Provided material:
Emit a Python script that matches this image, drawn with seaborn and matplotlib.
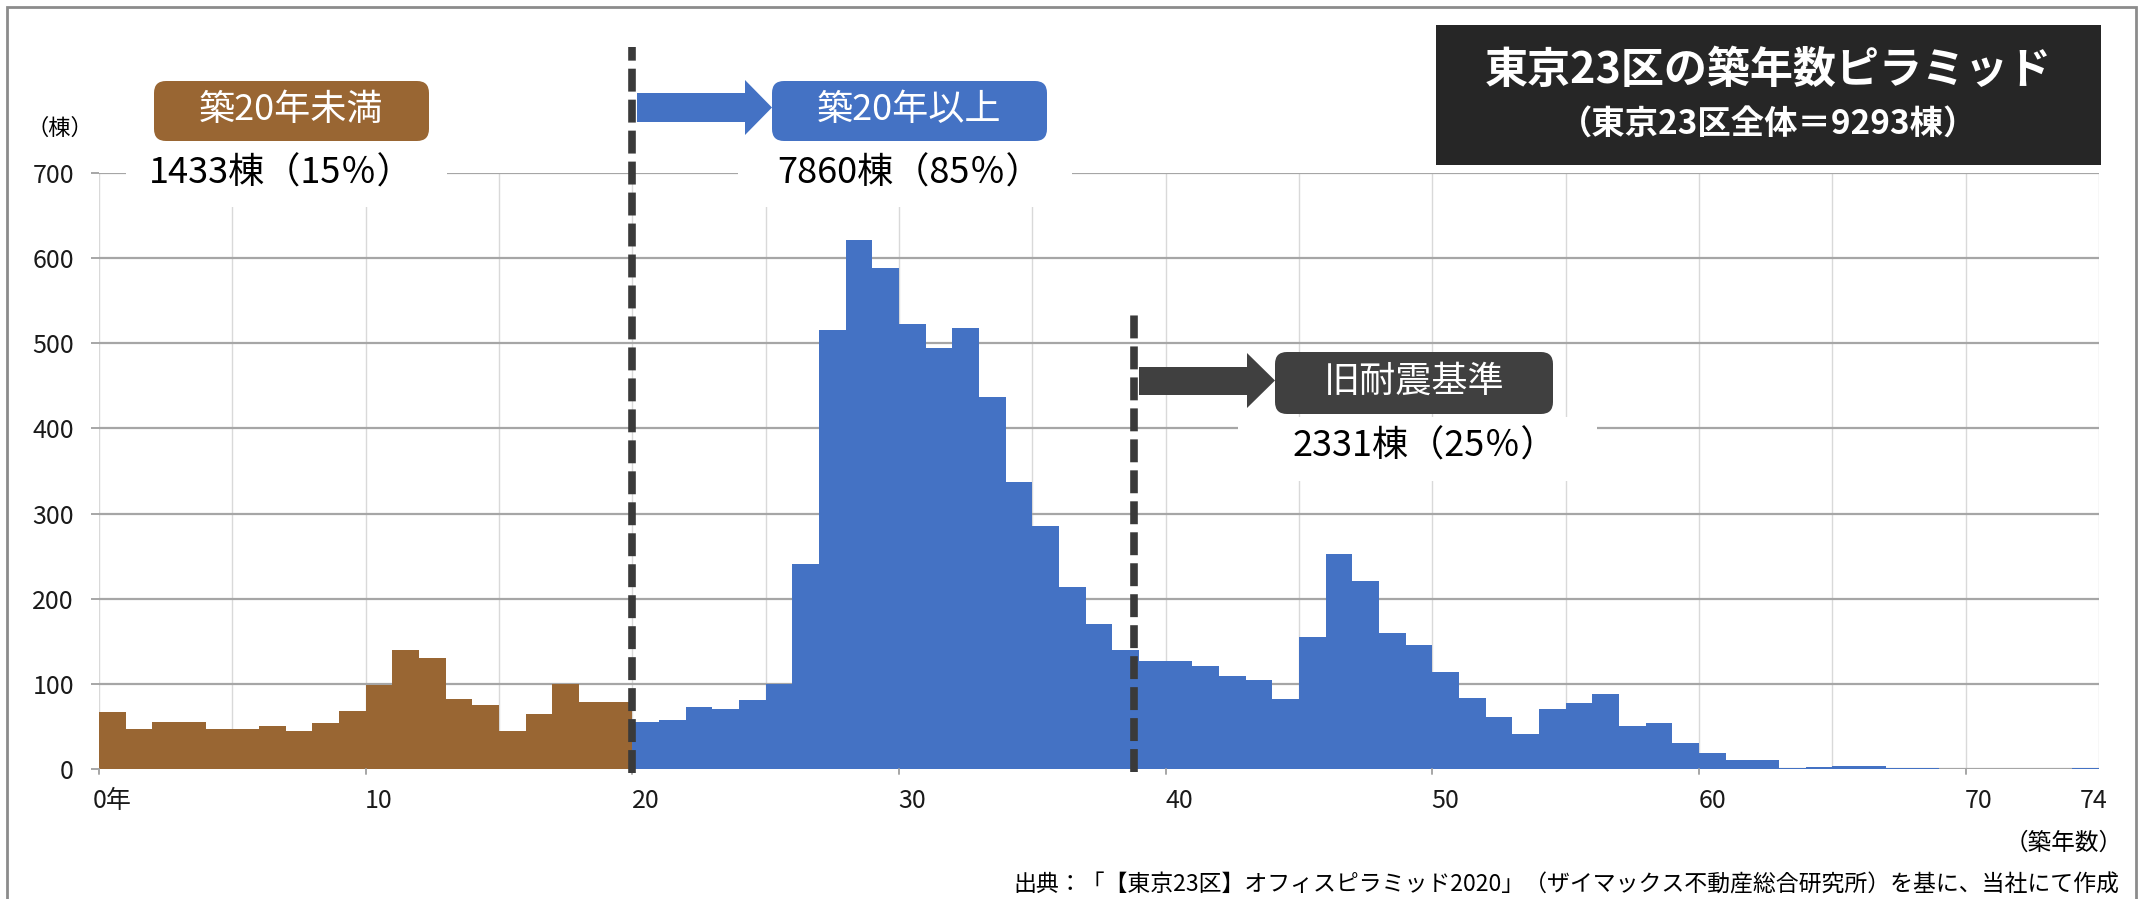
import numpy as np
import pandas as pd
import matplotlib
matplotlib.use('Agg')
import matplotlib.pyplot as plt
import seaborn as sns
from matplotlib.patches import FancyBboxPatch, Rectangle, Polygon

# ---------------- data ----------------
ages = list(range(75))
counts = [67, 47, 55, 55, 47, 47, 50, 45, 54, 68,
          99, 140, 130, 82, 75, 45, 65, 100, 79, 79,
          55, 57, 73, 70, 81, 100, 241, 516, 621, 589,
          523, 495, 518, 437, 337, 285, 214, 170, 140, 127,
          127, 121, 109, 105, 82, 155, 252, 221, 160, 146,
          114, 83, 61, 41, 71, 77, 88, 51, 54, 30,
          19, 11, 10, 1, 2, 3, 3, 1, 1, 0,
          0, 0, 0, 0, 1]
group_labels = ['築20年未満', '築20年以上']
group_colors = ['#996633', '#4472C4']
groups = [group_labels[0] if a < 20 else group_labels[1] for a in ages]
yticks = [0, 100, 200, 300, 400, 500, 600, 700]
xtick_pos = [0.5, 10.5, 20.5, 30.5, 40.5, 50.5, 60.5, 70.5, 74.8]
xtick_labels = ['0年', '10', '20', '30', '40', '50', '60', '70', '74']
title = '東京23区の築年数ピラミッド'
subtitle = '（東京23区全体＝9293棟）'
label_lt20 = '1433棟（15％）'
label_ge20 = '7860棟（85％）'
label_old = '2331棟（25％）'
old_label = '旧耐震基準'
source = '出典：「【東京23区】オフィスピラミッド2020」（ザイマックス不動産総合研究所）を基に、当社にて作成'

df = pd.DataFrame({'age': [a + 0.5 for a in ages], 'count': counts, 'group': groups})

# ---------------- figure ----------------
sns.set_theme(style='white')
plt.rcParams['font.family'] = ['Noto Sans CJK JP', 'DejaVu Sans']

W, H = 2142, 899
fig = plt.figure(figsize=(W / 100, H / 100), dpi=100)
fig.patch.set_facecolor('white')
ax = fig.add_axes([99 / W, 1 - 769 / H, (2099 - 99) / W, (769 - 173) / H])

sns.histplot(data=df, x='age', weights='count', hue='group', binwidth=1, binrange=(0, 75),
             palette=dict(zip(group_labels, group_colors)), hue_order=group_labels,
             multiple='layer', alpha=1, linewidth=0, legend=False, ax=ax)

ax.set_xlim(0, 75)
ax.set_ylim(0, 700)
ax.set_xlabel('')
ax.set_ylabel('')
for s in ax.spines.values():
    s.set_visible(False)
ax.set_axisbelow(True)
ax.set_yticks(yticks)
ax.yaxis.grid(True, color='#a6a6a6', linewidth=1.6)
ax.set_xticks(np.arange(0, 76, 5), minor=False)
ax.xaxis.grid(True, color='#d9d9d9', linewidth=1.0)
ax.set_xticklabels([])
ax.tick_params(axis='x', which='major', length=0)
ax.set_xticks(xtick_pos, minor=True)
ax.set_xticklabels(xtick_labels, minor=True)
ax.tick_params(axis='x', which='minor', length=0, pad=14, labelsize=18, labelcolor='#1a1a1a')
ax.tick_params(axis='y', length=6, color='#a6a6a6', width=1.4, pad=12, labelsize=18,
               labelcolor='#1a1a1a', left=True)
# small tick marks at each decade
for xv in range(0, 71, 10):
    ax.plot([xv, xv], [0, -6], color='#a6a6a6', lw=1.4, clip_on=False, zorder=2)

# dashed lines
lw = 5.5
ax.plot([20, 20], [-5, 848], color='#3a3a3a', lw=lw, dashes=(16.5 / lw, 5.8 / lw),
        clip_on=False, zorder=4, dash_capstyle='butt')
ax.plot([38.8, 38.8], [-4, 540], color='#3a3a3a', lw=lw, dashes=(16.5 / lw, 5.8 / lw),
        clip_on=False, zorder=4, dash_capstyle='butt')

T = fig.dpi_scale_trans


def P(x, y):
    return (x / 100, (H - y) / 100)


def box(x0, y0, x1, y1, color, r=0.12, z=5, rounded=True):
    if rounded:
        p = FancyBboxPatch(P(x0, y1), (x1 - x0) / 100, (y1 - y0) / 100,
                           boxstyle=f'round,pad=0,rounding_size={r}', transform=T,
                           facecolor=color, edgecolor='none', zorder=z)
    else:
        p = Rectangle(P(x0, y1), (x1 - x0) / 100, (y1 - y0) / 100, transform=T,
                      facecolor=color, edgecolor='none', zorder=z)
    fig.add_artist(p)


def arrow(x0, xb, x1, yb0, yb1, yh0, yh1, color):
    ym = (yh0 + yh1) / 2
    pts = [P(x0, yb0), P(xb, yb0), P(xb, yh0), P(x1, ym), P(xb, yh1), P(xb, yb1), P(x0, yb1)]
    fig.add_artist(Polygon(pts, closed=True, transform=T, facecolor=color,
                           edgecolor='none', zorder=5))


def txt(x, y, s, size, color='black', weight='normal', ha='center', va='center'):
    fig.text(x / W, 1 - y / H, s, fontsize=size, color=color, fontweight=weight,
             ha=ha, va=va, zorder=10)


# white covers over gridlines behind labels
box(126, 140, 447, 207, 'white', rounded=False, z=4)
box(738, 140, 1072, 207, 'white', rounded=False, z=4)
box(1238, 417, 1597, 481, 'white', rounded=False, z=4)

# labelled boxes
box(154, 81, 429, 141, '#996633', r=0.12)
box(772, 81, 1047, 141, '#4472C4', r=0.12)
box(1275, 352, 1553, 414, '#404040', r=0.12)
box(1436, 25, 2101, 165, '#262626', rounded=False)

arrow(637, 745, 772, 93, 122, 80, 135, '#4472C4')
arrow(1139, 1247, 1275, 367, 395, 353, 408, '#404040')

txt(291, 110, group_labels[0], 26, 'white')
txt(909, 110, group_labels[1], 26, 'white')
txt(1414, 382, old_label, 26, 'white')
txt(281, 174, label_lt20, 26)
txt(910, 174, label_ge20, 26)
txt(1425, 447, label_old, 26)
txt(1768, 70, title, 31, 'white', 'bold')
txt(1768, 125, subtitle, 24, 'white', 'bold')
txt(60, 128, '（棟）', 16)
txt(2123, 843, '（築年数）', 17, ha='right')
txt(2119, 885, source, 16.5, ha='right')

# outer frame
fig.add_artist(Rectangle(P(7, 905), 2129 / 100, 898 / 100, transform=T, facecolor='none',
                         edgecolor='#8c8c8c', linewidth=2, zorder=11))

fig.savefig('out.png', dpi=100)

The task:
Omit the pictures, then repeat exactly each line from the beginning of the listing through the line with "from matplotlib.patches import".

Written response:
Emit a Python script that matches this image, drawn with seaborn and matplotlib.
import numpy as np
import pandas as pd
import matplotlib
matplotlib.use('Agg')
import matplotlib.pyplot as plt
import seaborn as sns
from matplotlib.patches import FancyBboxPatch, Rectangle, Polygon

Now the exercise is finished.